# Geared up



## Shetland Sheepdog (Mar 31, 2011)

Here's a picture of the 3910 ready to do battle!

Last year I never put the plow on, just used the loaders

This year I parked the loader for the 3910 and put the plow on.

I have the loader on the 5610-2 for backup & piling.


----------



## Vol (Jul 5, 2009)

Looks like you are ready to do battle Dave!

Regards, Mike


----------



## NewBerlinBaler (May 30, 2011)

Nice paint job on the 5610 loader.


----------



## Shetland Sheepdog (Mar 31, 2011)

Bought the tractor & loader from Burkholder Brothers, Lebanon, PA, in the spring of 2012. They like to throw paint at most of what they sell! Loader is a Farmhand Model 22, (formerly Dunham Lehr).


----------



## JD3430 (Jan 1, 2012)

I'm out plowing the 15" of snow we just got tonight in my small Kubota.


----------



## somedevildawg (Jun 20, 2011)

JD3430 said:


> I'm out plowing the 15" of snow we just got tonight in my small Kubota.

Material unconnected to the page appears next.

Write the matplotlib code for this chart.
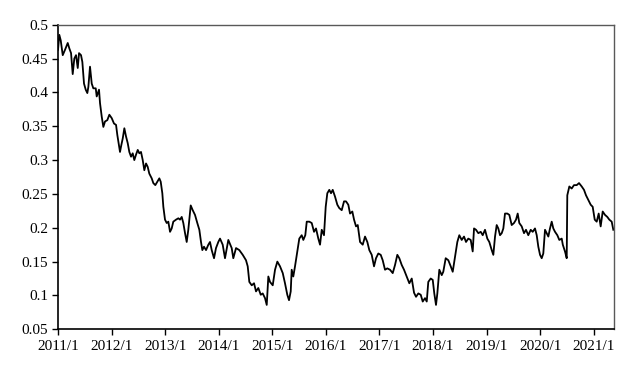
#!/usr/bin/env python3
import matplotlib
matplotlib.use("Agg")
import matplotlib.pyplot as plt
import numpy as np

# time in decimal years
years = [
    2011.000, 2011.024, 2011.050, 2011.088, 2011.131, 2011.181, 2011.211, 2011.243,
    2011.274, 2011.304, 2011.336, 2011.368, 2011.392, 2011.429, 2011.454, 2011.485,
    2011.517, 2011.547, 2011.566, 2011.597, 2011.629, 2011.659, 2011.704, 2011.722,
    2011.765, 2011.784, 2011.816, 2011.846, 2011.877, 2011.920, 2011.958, 2012.002,
    2012.045, 2012.083, 2012.107, 2012.157, 2012.176, 2012.208, 2012.238, 2012.269,
    2012.301, 2012.331, 2012.363, 2012.394, 2012.424, 2012.456, 2012.488, 2012.518,
    2012.549, 2012.581, 2012.611, 2012.643, 2012.674, 2012.704, 2012.749, 2012.779,
    2012.816, 2012.854, 2012.891, 2012.917, 2012.947, 2012.966, 2012.997, 2013.029,
    2013.059, 2013.091, 2013.122, 2013.152, 2013.203, 2013.246, 2013.277, 2013.309,
    2013.339, 2013.371, 2013.402, 2013.432, 2013.477, 2013.514, 2013.557, 2013.600,
    2013.638, 2013.669, 2013.694, 2013.725, 2013.763, 2013.806, 2013.837, 2013.869,
    2013.912, 2013.949, 2013.992, 2014.024, 2014.074, 2014.117, 2014.179, 2014.242,
    2014.272, 2014.323, 2014.384, 2014.448, 2014.509, 2014.541, 2014.571, 2014.616,
    2014.659, 2014.696, 2014.739, 2014.784, 2014.821, 2014.864, 2014.896, 2014.926,
    2014.957, 2015.008, 2015.051, 2015.094, 2015.144, 2015.195, 2015.237, 2015.280,
    2015.312, 2015.344, 2015.362, 2015.392, 2015.424, 2015.467, 2015.504, 2015.549,
    2015.579, 2015.616, 2015.643, 2015.691, 2015.736, 2015.779, 2015.816, 2015.859,
    2015.891, 2015.923, 2015.965, 2015.997, 2016.027, 2016.064, 2016.096, 2016.128,
    2016.171, 2016.214, 2016.251, 2016.296, 2016.339, 2016.376, 2016.419, 2016.451,
    2016.494, 2016.526, 2016.563, 2016.595, 2016.638, 2016.688, 2016.731, 2016.774,
    2016.811, 2016.856, 2016.899, 2016.936, 2016.979, 2017.024, 2017.061, 2017.104,
    2017.147, 2017.197, 2017.248, 2017.291, 2017.334, 2017.371, 2017.416, 2017.459,
    2017.509, 2017.558, 2017.603, 2017.646, 2017.683, 2017.726, 2017.771, 2017.808,
    2017.851, 2017.883, 2017.912, 2017.957, 2017.995, 2018.024, 2018.056, 2018.081,
    2018.118, 2018.163, 2018.192, 2018.237, 2018.286, 2018.331, 2018.368, 2018.411,
    2018.454, 2018.491, 2018.536, 2018.579, 2018.616, 2018.659, 2018.704, 2018.741,
    2018.766, 2018.803, 2018.846, 2018.891, 2018.928, 2018.971, 2019.014, 2019.051,
    2019.096, 2019.126, 2019.158, 2019.189, 2019.219, 2019.251, 2019.283, 2019.313,
    2019.344, 2019.387, 2019.425, 2019.469, 2019.512, 2019.550, 2019.581, 2019.611,
    2019.656, 2019.699, 2019.736, 2019.779, 2019.824, 2019.861, 2019.904, 2019.936,
    2019.966, 2019.998, 2020.029, 2020.059, 2020.091, 2020.123, 2020.153, 2020.184,
    2020.216, 2020.246, 2020.278, 2020.321, 2020.358, 2020.403, 2020.423, 2020.464,
    2020.496, 2020.507, 2020.545, 2020.589, 2020.632, 2020.683, 2020.726, 2020.776,
    2020.819, 2020.856, 2020.899, 2020.944, 2020.981, 2021.019, 2021.056, 2021.093,
    2021.130, 2021.168, 2021.211, 2021.254, 2021.291, 2021.336, 2021.366,
]
values = [
    0.463, 0.485, 0.477, 0.455, 0.463, 0.473, 0.465, 0.458,
    0.427, 0.450, 0.455, 0.436, 0.458, 0.455, 0.445, 0.413,
    0.404, 0.399, 0.408, 0.438, 0.413, 0.406, 0.406, 0.394,
    0.404, 0.384, 0.364, 0.349, 0.357, 0.359, 0.367, 0.362,
    0.354, 0.352, 0.337, 0.312, 0.320, 0.332, 0.347, 0.335,
    0.325, 0.312, 0.305, 0.310, 0.300, 0.308, 0.315, 0.310,
    0.312, 0.300, 0.285, 0.295, 0.290, 0.280, 0.273, 0.266,
    0.263, 0.268, 0.273, 0.268, 0.251, 0.231, 0.212, 0.207,
    0.209, 0.194, 0.199, 0.209, 0.212, 0.214, 0.212, 0.216,
    0.207, 0.192, 0.179, 0.197, 0.233, 0.226, 0.219, 0.207,
    0.197, 0.179, 0.167, 0.172, 0.167, 0.175, 0.179, 0.167,
    0.155, 0.170, 0.179, 0.184, 0.175, 0.155, 0.182, 0.170,
    0.155, 0.170, 0.167, 0.160, 0.152, 0.143, 0.120, 0.115,
    0.118, 0.106, 0.111, 0.101, 0.103, 0.096, 0.086, 0.128,
    0.120, 0.115, 0.138, 0.150, 0.143, 0.133, 0.118, 0.101,
    0.093, 0.106, 0.138, 0.128, 0.143, 0.165, 0.184, 0.189,
    0.182, 0.189, 0.209, 0.209, 0.207, 0.194, 0.199, 0.184,
    0.175, 0.197, 0.189, 0.231, 0.251, 0.256, 0.251, 0.256,
    0.246, 0.234, 0.229, 0.226, 0.239, 0.239, 0.234, 0.221,
    0.224, 0.212, 0.202, 0.204, 0.179, 0.175, 0.187, 0.179,
    0.167, 0.160, 0.143, 0.155, 0.162, 0.160, 0.152, 0.138,
    0.140, 0.138, 0.133, 0.145, 0.160, 0.155, 0.145, 0.138,
    0.128, 0.118, 0.125, 0.104, 0.098, 0.103, 0.101, 0.091,
    0.096, 0.091, 0.120, 0.125, 0.123, 0.103, 0.086, 0.103,
    0.138, 0.130, 0.135, 0.155, 0.152, 0.143, 0.135, 0.157,
    0.179, 0.189, 0.182, 0.187, 0.179, 0.184, 0.182, 0.165,
    0.199, 0.197, 0.192, 0.194, 0.189, 0.197, 0.184, 0.179,
    0.167, 0.160, 0.187, 0.204, 0.199, 0.189, 0.192, 0.199,
    0.221, 0.221, 0.219, 0.204, 0.207, 0.212, 0.221, 0.207,
    0.202, 0.192, 0.197, 0.189, 0.197, 0.194, 0.199, 0.189,
    0.172, 0.160, 0.155, 0.162, 0.197, 0.192, 0.187, 0.199,
    0.209, 0.199, 0.194, 0.189, 0.182, 0.184, 0.175, 0.165,
    0.155, 0.248, 0.261, 0.258, 0.263, 0.263, 0.266, 0.261,
    0.256, 0.248, 0.241, 0.234, 0.231, 0.212, 0.209, 0.221,
    0.202, 0.224, 0.219, 0.216, 0.212, 0.209, 0.197,
]

tick_years = list(range(2011, 2022))
tick_labels = [f"{y}/1" for y in tick_years]
y_ticks = [0.05, 0.1, 0.15, 0.2, 0.25, 0.3, 0.35, 0.4, 0.45, 0.5]


def main():
    plt.rcParams["font.family"] = ["Liberation Serif", "DejaVu Serif"]
    fig = plt.figure(figsize=(6.37, 3.66), dpi=100)
    ax = fig.add_axes([0.0911, 0.1003, 0.8723, 0.8322])

    ax.plot(years, values, color="black", linewidth=1.3)

    ax.set_xlim(2011, 2021.373)
    ax.set_ylim(0.05, 0.5)
    ax.set_xticks(tick_years)
    ax.set_xticklabels(tick_labels)
    ax.set_yticks(y_ticks)
    ax.set_yticklabels([f"{v:g}" for v in y_ticks])

    ax.tick_params(axis="both", direction="out", length=4, width=1,
                   labelsize=11, colors="black")
    ax.tick_params(axis="x", pad=4)
    ax.tick_params(axis="y", pad=3)

    for side in ("left", "bottom"):
        ax.spines[side].set_color("black")
        ax.spines[side].set_linewidth(1.2)
    for side in ("top", "right"):
        ax.spines[side].set_color("#595959")
        ax.spines[side].set_linewidth(1.0)

    fig.savefig("out.png", dpi=100)


if __name__ == "__main__":
    main()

That's gotta be miserable....


----------



## hog987 (Apr 5, 2011)

JD3430 said:


> I'm out plowing the 15" of snow we just got tonight in my small Kubota.


Oh the joys of having so little snow. If you have nothing else to do come over to my place and start digging bales out of the snow bank for me.


----------



## Chessiedog (Jul 24, 2009)

We have had a few inches .. I can do with out 15 for sure . The way the wind was blowing today 15 would have been really bad .


----------



## Shetland Sheepdog (Mar 31, 2011)

Well JD, we had a Kubota here (at our home in New Boston) also, but it went to our oldest son when his grand mother passed! The 5610-2 replaced it 

At my brother's farm, in Hollis, where we also own property, and where we hay, I have my 5610 with plow and rear blade.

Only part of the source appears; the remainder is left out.